One of the most common arguments is that marketers are delivering what kids and parents want – that’s all! Orenstein challenges this notion, asking throughout the book, at what point does a child’s ‘want’ become something that is coerced? When the narrative of advertising starts from birth and delivers the same message to girls constantly, what choice do girls have other than to want what they’re told they want?

Many marketers rely on the argument that they are creating what sells, and responding to a “range” of girls’ play styles. Orenstein retorts that, “Abby [a stereotypically feminized Muppet] would trouble me far less if there could be a female Muppet as surly as Oscar or as id-driven as Cookie or as goofy as Grover: if there were more ‘play patterns’ to ‘honor’ than just this one.” To look at what is offered to girls, the range that marketers insist they’re honoring is nonexistent. When every company offers the same types of toys, in the same colors, with the same rationale, it is apparent that the range is in fact missing. What is being “honored” is a specific idea of what it means to be a young girl. The “old-school stereotypes [are being] recast as the source of liberation rather than an impediment to it.”

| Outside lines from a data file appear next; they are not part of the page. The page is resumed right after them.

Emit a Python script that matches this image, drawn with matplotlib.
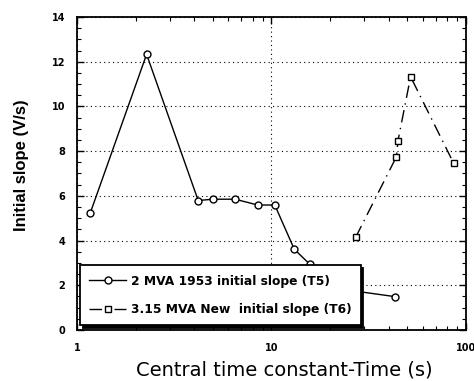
import matplotlib
matplotlib.use("Agg")
import matplotlib.pyplot as plt
from matplotlib.ticker import MultipleLocator, LogLocator, NullFormatter, FixedLocator, FixedFormatter

# 2 MVA 1953 transformer (T5)
t5_time = [1.17, 2.28, 4.2, 5.0, 6.5, 8.5, 10.4, 13.1, 15.7, 24.0, 43.3]
t5_slope = [5.23, 12.33, 5.79, 5.85, 5.85, 5.59, 5.59, 3.61, 2.95, 1.8, 1.49]

# 3.15 MVA new transformer (T6)
t6_time = [27.1, 43.9, 44.7, 51.9, 86.4]
t6_slope = [4.15, 7.75, 8.46, 11.33, 7.46]

labels = ["2 MVA 1953 initial slope (T5)", "3.15 MVA New  initial slope (T6)"]
xticks = [1, 10, 100]
xticklabels = ["1", "10", "100"]

plt.rcParams['font.family'] = ['DejaVu Sans']

fig = plt.figure(figsize=(4.74, 3.81), dpi=100)
ax = fig.add_axes([0.1624, 0.1339, 0.8207, 0.8215])

ax.plot(t5_time, t5_slope, color='black', linewidth=1.0, marker='o', markersize=5,
        markerfacecolor='white', markeredgecolor='black', markeredgewidth=1.0,
        label=labels[0], zorder=3)
ax.plot(t6_time, t6_slope, color='black', linewidth=1.0, linestyle=(0, (9, 4, 1, 4)),
        marker='s', markersize=4.8, markerfacecolor='white', markeredgecolor='black',
        markeredgewidth=1.0, label=labels[1], zorder=3)

ax.set_xscale('log')
ax.set_xlim(1, 100)
ax.set_ylim(0, 14)

ax.xaxis.set_major_locator(FixedLocator(xticks))
ax.xaxis.set_major_formatter(FixedFormatter(xticklabels))
ax.xaxis.set_minor_locator(LogLocator(base=10, subs=range(2, 10)))
ax.xaxis.set_minor_formatter(NullFormatter())
ax.yaxis.set_major_locator(MultipleLocator(2))
ax.yaxis.set_minor_locator(MultipleLocator(0.5))

ax.tick_params(which='both', direction='in', top=True, right=True)
ax.tick_params(which='major', length=5, width=1.0, labelsize=7)
ax.tick_params(axis='y', which='major', pad=8.5)
ax.tick_params(axis='x', which='major', pad=9.5)
ax.tick_params(which='minor', length=3, width=0.8)
for lab in ax.get_xticklabels() + ax.get_yticklabels():
    lab.set_fontweight('bold')

for s in ax.spines.values():
    s.set_linewidth(1.3)

# dotted grid at the major lines only
ax.grid(True, which='major', axis='both', linestyle=(0, (1, 3)), color='black', linewidth=0.8)

ax.set_xlabel("Central time constant-Time (s)", fontsize=14, labelpad=5)
ax.set_ylabel("Initial slope (V/s)", fontsize=12, fontweight='bold', labelpad=16,
              family='Liberation Sans')
ax.xaxis.label.set_x(0.533)
ax.yaxis.label.set_y(0.527)

leg = ax.legend(loc='lower left', bbox_to_anchor=(0.008, 0.016), fancybox=False,
                shadow={'color': 'black', 'alpha': 1.0}, framealpha=1.0,
                edgecolor='black', prop={'weight': 'bold', 'size': 8.8},
                handlelength=3.0, handletextpad=0.4, labelspacing=1.25,
                borderpad=0.75, borderaxespad=0)
leg.get_frame().set_linewidth(1.3)
leg.set_zorder(5)

fig.savefig("out.png", dpi=100)
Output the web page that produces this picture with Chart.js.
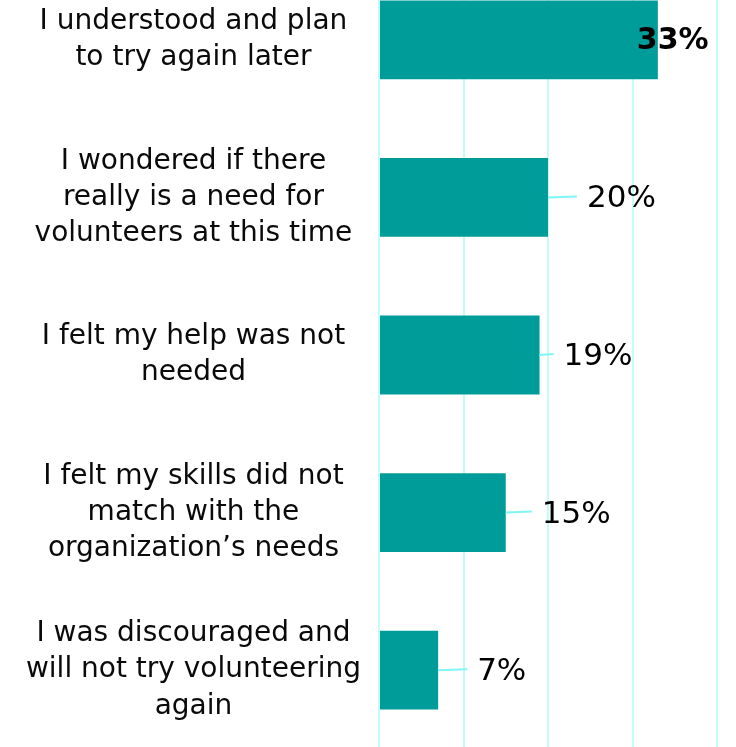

This issue becomes a problem for Orenstein in trying to find options for Daisy. As she says, she was trying to offer Daisy more options for exploring her interests and femininity by saying ‘no’ to everything Daisy asked for. Orenstein found a workable method through extra digging, finding more complex storylines to read to Daisy (including Grimm’s fairytales – the chapter on fairytales is especially interesting), focusing frequently on mythology.

Another great thing about Cinderella Ate My Daughter is that Orenstein isn’t setting out to disparage girlie-girl femininity. There’s nothing wrong with liking princess dresses, ink or romance. But it’s not the only way to be feminine, and Orenstein is concerned that girls are sold short when it’s the only option presented. She also takes a look at what the outcome of total saturation in this type of girlie-girl culture can be.

The other side of Disney princesses – the Mileys and the Britneys – has a big impact on girls. The Disney girls ride high on a standard of purity-with-a-wink, but oh, how fast they fall once they cast off the image of innocence. She makes a point of deconstructing the virgin-whore dichotomy, and worries about girls whose only access to models of sexuality is to see it made it performance for the approval of onlookers. “The virgin-whore cycle of the pop princesses, like so much of the girlie-girl culture, pushes in the oppose direction [of being able to explore sexuality in a healthy way], encouraging girls to view self-objectification as a feminine rite of passage.”

This, combined with the ‘kids getting older younger’ advertising trend, creates a confusing environment for girls. They are bombarded with messages that tell them they must act (or look like they act) older than their age, and perform the budding sexuality of their bodies, but not given an opportunity to grow naturally into a healthy sexuality that can be safely expressed.

Girls who are ushered into a performance of eroticism at young ages “do not – and may never – learn to connect their performance to erotic feelings or intimacy. They learn how to act desirable but not how to desire, undermining rather than promoting healthy sexuality.” That is the core of the problem with media’s embodiment of girls’ behavior, specifically with regards to the manufactured “knowing naïf” Disney stars, and their inevitable downfalls. Orenstein says, “I suspect that you cannot commodify a girl’s virginity without, eventually, commodifying what comes after.”

The sexualization of childhood, and the pushing of older behavior at younger and younger ages, is a big topic of discussion at SPARK and many of our sister organizations. Learning to deal with these issues in a productive way requires that parents, educators and even people without kids get on board (as Orenstein confesses at the beginning, she’d been writing about how to raise girls for years before she had Daisy). Whether you’re looking to find tools on dealing with sexualization, raising girls, or just starting to learn what it is, Cinderella Ate My Daughter is an excellent place to start.